In that ongoing standup monologue in his mind, Bob is self-aware enough and honest enough to know what those assaults did to him. “You know the best part of being scared, turned on, confused, guilty, self-loathing, and in lust all at the same time?” asks that wry voice in his mind, at the very moment he’s making Ann feel the same way. “It screws up your relationships for the rest of your life.”
While Gwen has been busy recreating the past, Bob has been doing much the same thing: incessantly reenacting the shattering dynamic of abuse and exploitation that was visited on him when he was too young to understand.

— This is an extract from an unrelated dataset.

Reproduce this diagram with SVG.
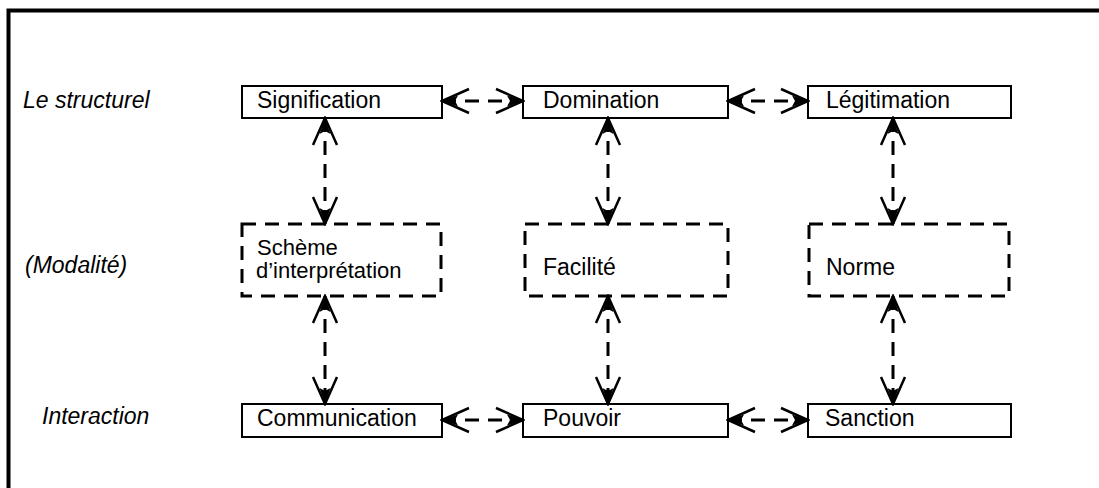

He was brought up going to church, he reflects, but the only Holy Trinity he’s familiar with is “pleasure, confusion, and humiliation all at the same time.”
When the rug was pulled out from under that boy when he was only 13 years old, when he was preyed upon and no one cared enough to protect him, Bob was left floundering, with one insatiable need: “Tell me I’m good enough.” Good enough to be loved, to be taken care of, to rest, to just be. The tragedy of Bob Fosse was that however good he was at what he did—and he was very, very, very good—he never felt good enough. We’re left with that bleak knowledge as Bob walks away from the microphone in his mind, and the lights fade out on the percussive beep of a heart monitor.